Task objective
Leave out the pictures and print only the lines from the one with "Write a component" through the one with "import * as d3 from 'd3';", exactly as they are.

Data for the task
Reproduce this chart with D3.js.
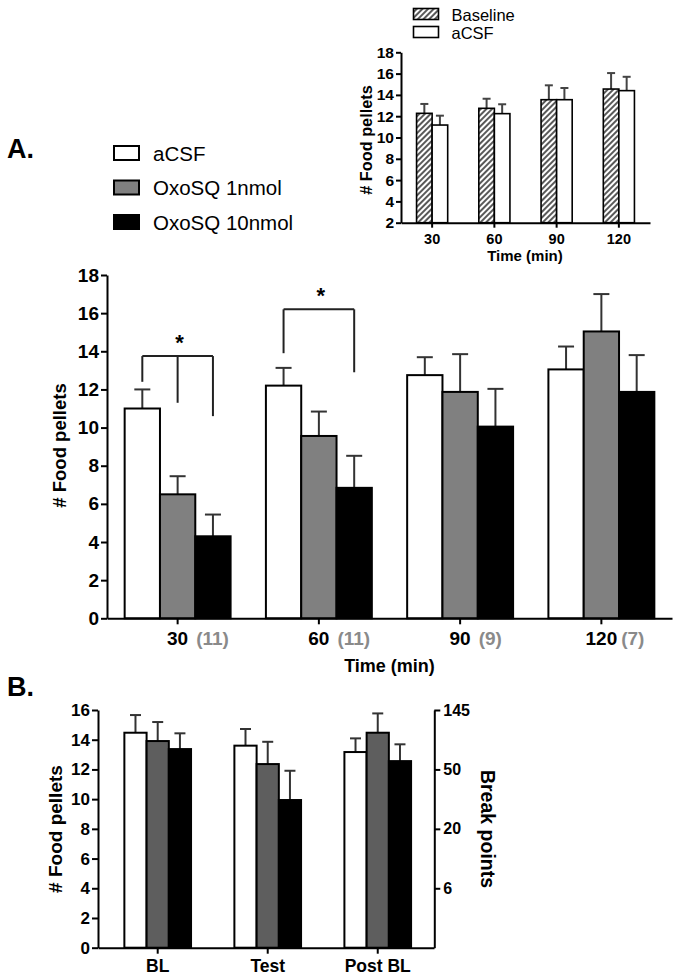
<!DOCTYPE html>
<html><head><meta charset="utf-8">
<script src="https://cdn.jsdelivr.net/npm/d3@7"></script>
<style>
html,body{margin:0;padding:0;background:#fff;}
svg{display:block;font-family:"Liberation Sans",Arial,Helvetica,sans-serif;}
</style></head>
<body><svg id="chart" width="680" height="979"></svg>
<script>
// ---------- DATA ----------
// Panel A (main)
const timeCategories = ["30", "60", "90", "120"];
const timeN = ["(11)", "(11)", "(9)", "(7)"];
const seriesNames = ["aCSF", "OxoSQ 1nmol", "OxoSQ 10nmol"];
const acsfMean  = [11.0, 12.2, 12.75, 13.05];
const acsfErr   = [1.0, 0.93, 0.94, 1.2];
const oxo1Mean  = [6.5, 9.56, 11.87, 15.04];
const oxo1Err   = [0.95, 1.28, 1.98, 1.96];
const oxo10Mean = [4.3, 6.84, 10.05, 11.87];
const oxo10Err  = [1.14, 1.68, 1.98, 1.93];
const mainYTicks = [0, 2, 4, 6, 8, 10, 12, 14, 16, 18];
// significance brackets: group, top of bracket, legs (series index, lower end)
const sigGroups = ["30", "60"];
const sigTops = [13.75, 16.2];
const sigLegSeries = [[0, 1, 2], [0, 2]];
const sigLegEnds = [[12.4, 11.3, 10.6], [13.9, 12.9]];

// Inset
const insetSeries = ["Baseline", "aCSF"];
const baselineMean = [12.27, 12.74, 13.55, 14.55];
const baselineErr  = [0.88, 0.9, 1.35, 1.5];
const insetAcsfMean = [11.17, 12.24, 13.55, 14.4];
const insetAcsfErr  = [0.88, 0.88, 1.1, 1.3];
const insetYTicks = [2, 4, 6, 8, 10, 12, 14, 16, 18];

// Panel B
const phaseCategories = ["BL", "Test", "Post BL"];
const bAcsfMean  = [14.47, 13.6, 13.17];
const bAcsfErr   = [1.19, 1.12, 0.92];
const bOxo1Mean  = [13.91, 12.36, 14.47];
const bOxo1Err   = [1.28, 1.5, 1.3];
const bOxo10Mean = [13.37, 9.94, 12.56];
const bOxo10Err  = [1.06, 1.97, 1.13];
const bYTicks = [0, 2, 4, 6, 8, 10, 12, 14, 16];
const prPellets = [4, 8, 12, 16];        // pellets earned
const prBreakPoints = [6, 20, 50, 145];  // corresponding break point

// ---------- DRAW ----------
const svg = d3.select("#chart");
const FONT = '"Liberation Sans",Arial,Helvetica,sans-serif';
const defs = svg.append("defs");
const pat = defs.append("pattern").attr("id", "hatch").attr("patternUnits", "userSpaceOnUse")
  .attr("width", 4).attr("height", 4).attr("patternTransform", "rotate(45)");
pat.append("rect").attr("width", 4).attr("height", 4).attr("fill", "#fff");
pat.append("line").attr("x1", 1).attr("y1", 0).attr("x2", 1).attr("y2", 4)
  .attr("stroke", "#000").attr("stroke-width", 1.3);

function styleAxis(g, fs) {
  g.selectAll("path.domain").attr("stroke", "#000").attr("stroke-width", 2);
  g.selectAll(".tick line").attr("stroke", "#000").attr("stroke-width", 2);
  g.selectAll(".tick text").attr("font-family", FONT).attr("font-weight", "bold")
    .attr("font-size", fs).attr("fill", "#000");
}

function drawBars(g, x, xs, y, cats, means, errs, fills, capW, barStroke, errColor) {
  means.forEach((m, si) => {
    cats.forEach((c, i) => {
      const bx = x(c) + xs(si);
      const bw = xs.bandwidth();
      const cx = bx + bw / 2;
      g.append("line").attr("x1", cx).attr("x2", cx)
        .attr("y1", y(m[i])).attr("y2", y(m[i] + errs[si][i]))
        .attr("stroke", errColor).attr("stroke-width", 2);
      g.append("line").attr("x1", cx - capW / 2).attr("x2", cx + capW / 2)
        .attr("y1", y(m[i] + errs[si][i])).attr("y2", y(m[i] + errs[si][i]))
        .attr("stroke", errColor).attr("stroke-width", 2);
    });
  });
  means.forEach((m, si) => {
    cats.forEach((c, i) => {
      const bx = x(c) + xs(si);
      const bw = xs.bandwidth();
      g.append("rect").attr("x", bx).attr("width", bw)
        .attr("y", y(m[i])).attr("height", y.range()[0] - y(m[i]))
        .attr("fill", fills[si]).attr("stroke", "#000").attr("stroke-width", barStroke);
    });
  });
}

// ===== Panel A main =====
{
  const x = d3.scaleBand().domain(timeCategories).range([107, 672]).paddingInner(0.25).paddingOuter(0.125);
  const xs = d3.scaleBand().domain([0, 1, 2]).range([0, x.bandwidth()]);
  const y = d3.scaleLinear().domain([0, 18]).range([618.3, 275]);
  const g = svg.append("g");
  drawBars(g, x, xs, y, timeCategories, [acsfMean, oxo1Mean, oxo10Mean],
    [acsfErr, oxo1Err, oxo10Err], ["#fff", "#808080", "#000"], 16, 2, "#333");

  const ya = g.append("g").attr("transform", "translate(107,0)")
    .call(d3.axisLeft(y).tickValues(mainYTicks).tickSize(6).tickSizeOuter(0).tickPadding(2));
  styleAxis(ya, 19);
  const xa = g.append("g").attr("transform", "translate(0,618.3)")
    .call(d3.axisBottom(x).tickSize(6).tickSizeOuter(0).tickFormat(""));
  styleAxis(xa, 19);

  timeCategories.forEach((c, i) => {
    const cx = x(c) + x.bandwidth() / 2;
    const t = g.append("text").attr("x", cx).attr("y", 645).attr("text-anchor", "middle")
      .attr("font-family", FONT).attr("font-weight", "bold").attr("font-size", 19).text(c);
    const w = t.node().getComputedTextLength();
    g.append("text").attr("x", cx + w / 2 + (c.length > 2 ? 4 : 8)).attr("y", 645)
      .attr("font-family", FONT).attr("font-weight", "bold").attr("font-size", 19)
      .attr("fill", "#8a8a8a").text(timeN[i]);
  });
  g.append("text").attr("x", 389.5).attr("y", 672).attr("text-anchor", "middle")
    .attr("font-family", FONT).attr("font-weight", "bold").attr("font-size", 18).text("Time (min)");
  g.append("text").attr("transform", "translate(60,445.5) rotate(-90)").attr("dy", "0.35em")
    .attr("text-anchor", "middle").attr("font-family", FONT).attr("font-weight", "bold")
    .attr("font-size", 18.5).text("# Food pellets");

  // significance brackets
  sigGroups.forEach((grp, k) => {
    const xsPos = sigLegSeries[k].map(s => x(grp) + xs(s) + xs.bandwidth() / 2);
    const yTop = y(sigTops[k]);
    g.append("line").attr("x1", d3.min(xsPos)).attr("x2", d3.max(xsPos))
      .attr("y1", yTop).attr("y2", yTop).attr("stroke", "#222").attr("stroke-width", 2);
    sigLegSeries[k].forEach((s, j) => {
      g.append("line").attr("x1", xsPos[j]).attr("x2", xsPos[j])
        .attr("y1", yTop).attr("y2", y(sigLegEnds[k][j])).attr("stroke", "#222").attr("stroke-width", 2);
    });
    g.append("text").attr("x", x(grp) + x.bandwidth() / 2 + 2).attr("y", yTop - 6)
      .attr("text-anchor", "middle").attr("font-family", FONT).attr("font-weight", "bold")
      .attr("font-size", 22).text("*");
  });

  // legend
  const lg = svg.append("g");
  const lgFills = ["#fff", "#808080", "#000"];
  const lgTops = [146, 180.5, 215];
  seriesNames.forEach((n, i) => {
    lg.append("rect").attr("x", 114).attr("y", lgTops[i]).attr("width", 25).attr("height", 14)
      .attr("fill", lgFills[i]).attr("stroke", "#000").attr("stroke-width", 2);
    lg.append("text").attr("x", 153).attr("y", lgTops[i] + 14.5).attr("font-family", FONT)
      .attr("font-size", 20.5).text(n);
  });
  svg.append("text").attr("x", 7).attr("y", 158).attr("font-family", FONT).attr("font-weight", "bold")
    .attr("font-size", 27).text("A.");
}

// ===== Inset =====
{
  const x = d3.scaleBand().domain(timeCategories).range([401, 650]).paddingInner(0.5).paddingOuter(0.25);
  const xs = d3.scaleBand().domain([0, 1]).range([0, x.bandwidth()]);
  const y = d3.scaleLinear().domain([2, 18]).range([222.7, 52.3]);
  const g = svg.append("g");
  drawBars(g, x, xs, y, timeCategories, [baselineMean, insetAcsfMean], [baselineErr, insetAcsfErr],
    ["url(#hatch)", "#fff"], 8, 1.6, "#444");
  const ya = g.append("g").attr("transform", "translate(401,0)")
    .call(d3.axisLeft(y).tickValues(insetYTicks).tickSize(5).tickSizeOuter(0).tickPadding(2));
  styleAxis(ya, 15.5);
  const xa = g.append("g").attr("transform", "translate(0,222.7)")
    .call(d3.axisBottom(x).tickSize(5).tickSizeOuter(0));
  styleAxis(xa, 14.5);
  xa.selectAll(".tick text").attr("dy", 0).attr("y", 21.3);
  g.append("text").attr("x", 525).attr("y", 260.5).attr("text-anchor", "middle")
    .attr("font-family", FONT).attr("font-weight", "bold").attr("font-size", 15).text("Time (min)");
  g.append("text").attr("transform", "translate(366.7,140) rotate(-90)").attr("dy", "0.35em")
    .attr("text-anchor", "middle").attr("font-family", FONT).attr("font-weight", "bold")
    .attr("font-size", 16.3).text("# Food pellets");
  const fills = ["url(#hatch)", "#fff"];
  const tops = [8.5, 26.5];
  insetSeries.forEach((n, i) => {
    g.append("rect").attr("x", 413.5).attr("y", tops[i]).attr("width", 25).attr("height", 11)
      .attr("fill", fills[i]).attr("stroke", "#000").attr("stroke-width", 1.6);
    g.append("text").attr("x", 451.5).attr("y", tops[i] + 12).attr("font-family", FONT)
      .attr("font-size", 16.5).text(n);
  });
}

// ===== Panel B =====
{
  const x = d3.scaleBand().domain(phaseCategories).range([98, 434])
    .paddingInner(0.394).paddingOuter(0.224).align(0.535);
  const xs = d3.scaleBand().domain([0, 1, 2]).range([0, x.bandwidth()]);
  const y = d3.scaleLinear().domain([0, 16]).range([947.7, 710]);
  const g = svg.append("g");
  drawBars(g, x, xs, y, phaseCategories, [bAcsfMean, bOxo1Mean, bOxo10Mean],
    [bAcsfErr, bOxo1Err, bOxo10Err], ["#fff", "#5e5e5e", "#000"], 11, 2, "#333");
  const ya = g.append("g").attr("transform", "translate(98,0)")
    .call(d3.axisLeft(y).tickValues(bYTicks).tickSize(6).tickSizeOuter(0).tickPadding(2));
  styleAxis(ya, 17);
  const prMap = d3.scaleOrdinal().domain(prPellets).range(prBreakPoints);
  const yr = g.append("g").attr("transform", "translate(434.3,0)")
    .call(d3.axisRight(y).tickValues(prPellets).tickSize(6).tickSizeOuter(0).tickPadding(3)
      .tickFormat(d => prMap(d)));
  styleAxis(yr, 16);
  const xa = g.append("g").attr("transform", "translate(0,947.7)")
    .call(d3.axisBottom(x).tickSize(6).tickSizeOuter(0).tickPadding(7));
  styleAxis(xa, 17.5);
  xa.selectAll(".tick text").attr("dy", 0).attr("y", 24);
  g.append("text").attr("transform", "translate(55,829) rotate(-90)").attr("dy", "0.35em")
    .attr("text-anchor", "middle").attr("font-family", FONT).attr("font-weight", "bold")
    .attr("font-size", 19).text("# Food pellets");
  g.append("text").attr("transform", "translate(488,829) rotate(90)").attr("dy", "0.35em")
    .attr("text-anchor", "middle").attr("font-family", FONT).attr("font-weight", "bold")
    .attr("font-size", 19.5).text("Break points");
  svg.append("text").attr("x", 7).attr("y", 696).attr("font-family", FONT).attr("font-weight", "bold")
    .attr("font-size", 27).text("B.");
}
</script></body></html>
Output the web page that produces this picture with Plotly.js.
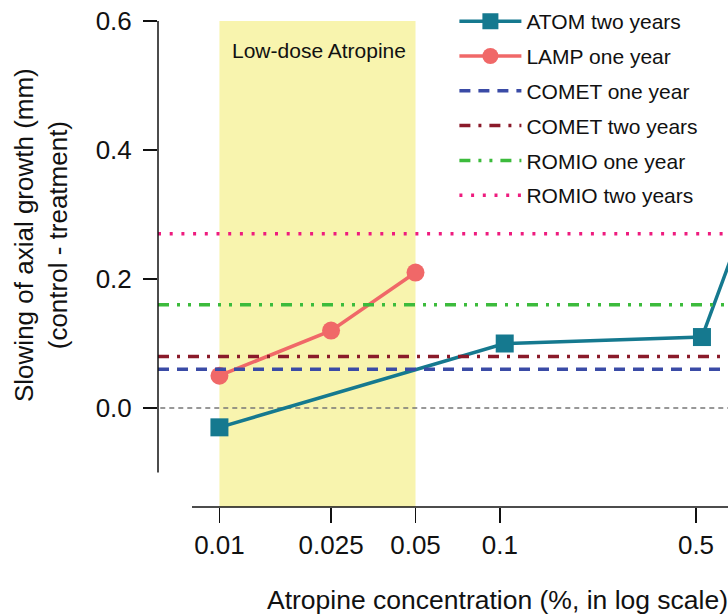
<!DOCTYPE html>
<html>
<head>
<meta charset="utf-8">
<script src="https://cdn.plot.ly/plotly-3.0.1.min.js"></script>
<style>html,body{margin:0;padding:0;background:#fff;}#chart{width:728px;height:615px;}</style>
</head>
<body>
<div id="chart"></div>
<script>
// ---- data ----
const atomX = [0.01, 0.104, 0.525, 1];
const atomY = [-0.03, 0.10, 0.11, 0.44];
const lampX = [0.01, 0.025, 0.05];
const lampY = [0.05, 0.12, 0.21];
const cometOneYear = 0.06;
const cometTwoYears = 0.08;
const romioOneYear = 0.16;
const romioTwoYears = 0.27;
const xTickVals = [0.01, 0.025, 0.05, 0.1, 0.5];
const xTickText = ['0.01', '0.025', '0.05', '0.1', '0.5'];
const yTickVals = [0, 0.2, 0.4, 0.6];
const yTickText = ['0.0', '0.2', '0.4', '0.6'];
const lowDoseBand = [0.01, 0.05];

// ---- axes ----
const xRange = [-2.219, -0.187];   // log10 units
const yRange = [-0.1535, 0.6];
const xLo = Math.pow(10, xRange[0]), xHi = Math.pow(10, xRange[1]);
const toPaperX = v => (Math.log10(v) - xRange[0]) / (xRange[1] - xRange[0]);

const FONT = '"Liberation Sans", Arial, Helvetica, sans-serif';

function hline(name, y, color, dash) {
  return {
    x: [xLo, xHi], y: [y, y], mode: 'lines', name: name, legendgroup: name,
    line: {color: color, width: 3.5, dash: dash}, hoverinfo: 'skip'
  };
}

const traces = [
  {x: atomX, y: atomY, mode: 'lines+markers', name: 'ATOM two years', legendgroup: 'a',
   line: {color: '#15798F', width: 3.5},
   marker: {symbol: 'square', size: 18, color: '#15798F'}},
  {x: lampX, y: lampY, mode: 'lines+markers', name: 'LAMP one year', legendgroup: 'b',
   line: {color: '#F06868', width: 3.5},
   marker: {symbol: 'circle', size: 18, color: '#F06868'}},
  hline('COMET one year', cometOneYear, '#3A4BA6', '11px,8px'),
  hline('COMET two years', cometTwoYears, '#8A1A2A', '11px,8px,3px,8px'),
  hline('ROMIO one year', romioOneYear, '#3CBB3C', '11px,8px,3px,8px,3px,8px'),
  hline('ROMIO two years', romioTwoYears, '#EE1B7E', '3px,8.7px')
];

const layout = {
  width: 728, height: 615,
  margin: {l: 158, r: 0, t: 21, b: 108, pad: 0},
  paper_bgcolor: '#ffffff', plot_bgcolor: 'rgba(0,0,0,0)',
  font: {family: FONT, color: '#111'},
  showlegend: true,
  legend: {
    x: 0.52, y: 1.041, xanchor: 'left', yanchor: 'top',
    font: {family: FONT, size: 21, color: '#111'},
    bgcolor: 'rgba(0,0,0,0)', traceorder: 'grouped', tracegroupgap: 4.5,
    itemwidth: 62
  },
  xaxis: {
    type: 'log', range: xRange, tickvals: xTickVals, ticktext: xTickText,
    ticks: 'outside', ticklen: 15, tickwidth: 1.5, tickcolor: '#111',
    showgrid: false, showline: false, zeroline: false,
    tickfont: {family: FONT, size: 26, color: '#111'}
  },
  yaxis: {
    range: yRange, tickvals: yTickVals, ticktext: yTickText,
    ticks: 'outside', ticklen: 14, tickwidth: 1.5, tickcolor: '#111',
    ticklabelstandoff: 6,
    showgrid: false, showline: false, zeroline: false,
    tickfont: {family: FONT, size: 26, color: '#111'}
  },
  shapes: [
    {type: 'rect', xref: 'paper', yref: 'y', x0: toPaperX(lowDoseBand[0]), x1: toPaperX(lowDoseBand[1]),
     y0: yRange[0], y1: 0.6, fillcolor: '#F8F4AE', line: {width: 0}, layer: 'below'},
    {type: 'line', xref: 'paper', yref: 'y', x0: 0.004, x1: 1, y0: 0, y1: 0,
     line: {color: '#777', width: 1.3, dash: '5px,4px'}, layer: 'below'},
    {type: 'line', xref: 'paper', yref: 'y', x0: 0, x1: 0, y0: -0.1, y1: 0.6,
     line: {color: '#111', width: 1.5}},
    {type: 'line', xref: 'paper', yref: 'paper', x0: (192 - 158) / 570, x1: 1, y0: 0, y1: 0,
     line: {color: '#111', width: 1.5}}
  ],
  annotations: [
    {text: 'Low-dose Atropine', xref: 'paper', yref: 'y',
     x: toPaperX(Math.sqrt(lowDoseBand[0] * lowDoseBand[1])) + 0.003, y: 0.555,
     xanchor: 'center', yanchor: 'middle',
     showarrow: false, font: {family: FONT, size: 21, color: '#111'}},
    {text: 'Slowing of axial growth (mm)<br>(control - treatment)', xref: 'paper', yref: 'paper',
     x: (41 - 158) / 570, y: (507 - 235) / 486, xanchor: 'center', yanchor: 'middle',
     textangle: -90, showarrow: false,
     font: {family: FONT, size: 26, color: '#111'}},
    {text: 'Atropine concentration (%, in log scale)', xref: 'paper', yref: 'paper',
     x: (265 - 158) / 570, y: -0.191, xanchor: 'left', yanchor: 'middle', showarrow: false,
     font: {family: FONT, size: 26.5, color: '#111'}}
  ]
};

Plotly.newPlot('chart', traces, layout, {displayModeBar: false, staticPlot: true});
</script>
</body>
</html>
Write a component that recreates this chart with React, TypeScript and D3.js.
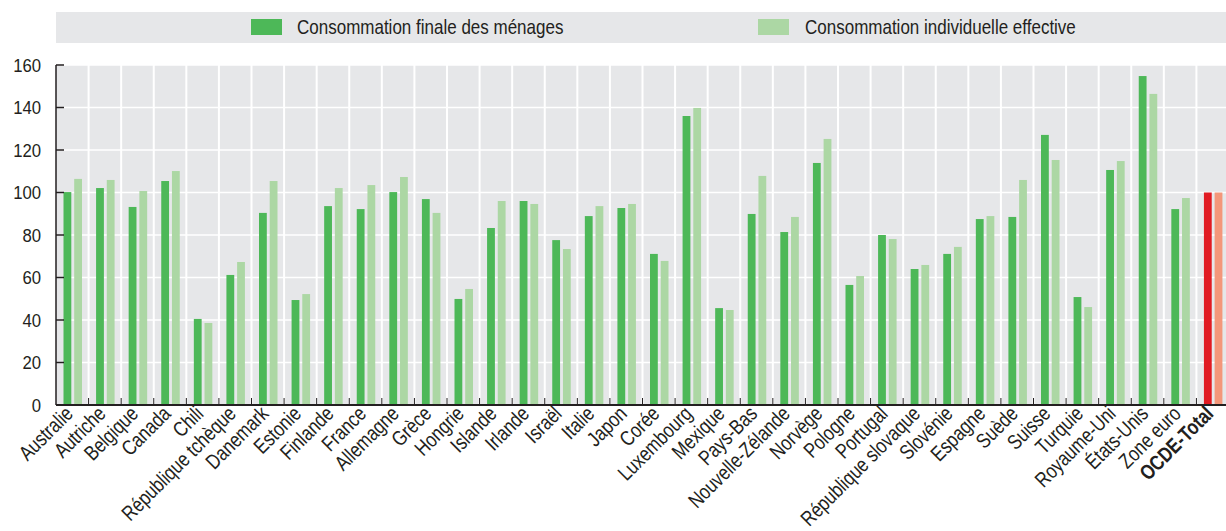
import React from 'react';
import * as d3 from 'd3';

const countries = [
  'Australie', 'Autriche', 'Belgique', 'Canada', 'Chili', 'République tchèque', 'Danemark',
  'Estonie', 'Finlande', 'France', 'Allemagne', 'Grèce', 'Hongrie', 'Islande', 'Irlande',
  'Israël', 'Italie', 'Japon', 'Corée', 'Luxembourg', 'Mexique', 'Pays-Bas',
  'Nouvelle-Zélande', 'Norvège', 'Pologne', 'Portugal', 'République slovaque', 'Slovénie',
  'Espagne', 'Suède', 'Suisse', 'Turquie', 'Royaume-Uni', 'États-Unis', 'Zone euro', 'OCDE-Total',
];

// Consommation finale des ménages
const consoFinale = [
  100.2, 102.1, 93.2, 105.4, 40.5, 61.2, 90.4, 49.4, 93.6, 92.2, 100.2, 96.9, 49.9, 83.3, 96.0,
  77.6, 88.9, 92.7, 71.1, 136.0, 45.6, 89.9, 81.4, 113.9, 56.5, 80.0, 64.0, 71.1, 87.5, 88.5,
  127.1, 50.8, 110.6, 154.8, 92.2, 100,
];

// Consommation individuelle effective
const consoIndiv = [
  106.4, 105.9, 100.7, 110.1, 38.6, 67.3, 105.4, 52.2, 102.1, 103.5, 107.3, 90.4, 54.6, 96.0, 94.6,
  73.4, 93.6, 94.6, 67.8, 139.8, 44.7, 107.8, 88.5, 125.2, 60.7, 78.1, 65.9, 74.4, 88.9, 105.9,
  115.3, 46.1, 114.8, 146.4, 97.4, 100,
];

const seriesNames = ['Consommation finale des ménages', 'Consommation individuelle effective'];
const yTicks = [0, 20, 40, 60, 80, 100, 120, 140, 160];
const highlight = 'OCDE-Total';

const width = 1226;
const height = 531;
const plot = { left: 56, right: 1229, top: 65, bottom: 405 };
const font = '"Liberation Sans", Arial, sans-serif';
const narrow = 'scale(0.81,1)'; // condensed look
const ink = '#231f20';

const colors = {
  dark: '#4db858',
  light: '#acd7a4',
  red: '#e11b22',
  salmon: '#f4977a',
  panel: '#e6e7e9',
};

const App = () => {
  const x = d3.scaleBand<string>().domain(countries).range([plot.left, plot.right]).padding(0);
  const y = d3.scaleLinear().domain([0, 160]).range([plot.bottom, plot.top]);
  const sub = d3.scaleBand<string>().domain(['a', 'b']).range([7.5, 26]).paddingInner(0.27);

  const boundaries = countries.slice(1).map(c => x(c) as number);

  return (
    <>
      <style>{`body { margin: 0; }`}</style>
      <svg width={width} height={height} style={{ display: 'block', fontFamily: font }}>
        {/* legend */}
        <rect x={56} y={12} width={width - 56} height={31} fill={colors.panel} />
        <rect x={251} y={19} width={31} height={16} fill={colors.dark} />
        <text transform={`translate(297,34) ${narrow}`} fontSize={21} fill={ink}>{seriesNames[0]}</text>
        <rect x={758} y={19} width={31} height={16} fill={colors.light} />
        <text transform={`translate(805,34) ${narrow}`} fontSize={21} fill={ink}>{seriesNames[1]}</text>

        {/* plot background */}
        <rect x={plot.left} y={plot.top} width={plot.right - plot.left} height={plot.bottom - plot.top} fill={colors.panel} />

        {/* grid */}
        {yTicks.slice(1).map(t => (
          <line key={'h' + t} x1={plot.left} x2={plot.right} y1={y(t)} y2={y(t)} stroke="#fff" strokeWidth={1.5} />
        ))}
        {boundaries.map((bx, i) => (
          <line key={'v' + i} x1={bx} x2={bx} y1={plot.top} y2={plot.bottom} stroke="#fff" strokeWidth={2} />
        ))}

        {/* bars */}
        {countries.map((c, i) => {
          const x0 = x(c) as number;
          const isHi = c === highlight;
          return (
            <g key={c}>
              <rect x={x0 + (sub('a') as number)} y={y(consoFinale[i])} width={sub.bandwidth()}
                height={y(0) - y(consoFinale[i])} fill={isHi ? colors.red : colors.dark} />
              <rect x={x0 + (sub('b') as number)} y={y(consoIndiv[i])} width={sub.bandwidth()}
                height={y(0) - y(consoIndiv[i])} fill={isHi ? colors.salmon : colors.light} />
            </g>
          );
        })}

        {/* axis ticks */}
        {boundaries.map((bx, i) => (
          <line key={'t' + i} x1={bx} x2={bx} y1={plot.bottom - 7} y2={plot.bottom} stroke={ink} strokeWidth={1} />
        ))}
        {yTicks.map(t => (
          <line key={'yt' + t} x1={plot.left} x2={plot.left + 8} y1={y(t)} y2={y(t)} stroke={ink} strokeWidth={1.5} />
        ))}
        <line x1={plot.left} x2={plot.left} y1={plot.top} y2={plot.bottom} stroke={ink} strokeWidth={1.5} />
        <line x1={plot.left} x2={width} y1={plot.bottom} y2={plot.bottom} stroke={ink} strokeWidth={2} />

        {/* y labels */}
        {yTicks.map(t => (
          <text key={'yl' + t} transform={`translate(41,${y(t)}) scale(0.88,1)`} dy="0.35em" textAnchor="end"
            fontSize={19} fill={ink}>{t}</text>
        ))}

        {/* x labels */}
        {countries.map(c => {
          const cx = (x(c) as number) + x.bandwidth() / 2 + 2;
          const cy = 415;
          return (
            <text key={'xl' + c} transform={`translate(${cx},${cy}) rotate(-45) ${narrow}`} textAnchor="end"
              fontSize={21} fill={ink} fontWeight={c === highlight ? 'bold' : 'normal'}>{c}</text>
          );
        })}
      </svg>
    </>
  );
};

export default App;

The result
Write a component that recreates this chart with React, TypeScript and D3.js.
import React from 'react';
import * as d3 from 'd3';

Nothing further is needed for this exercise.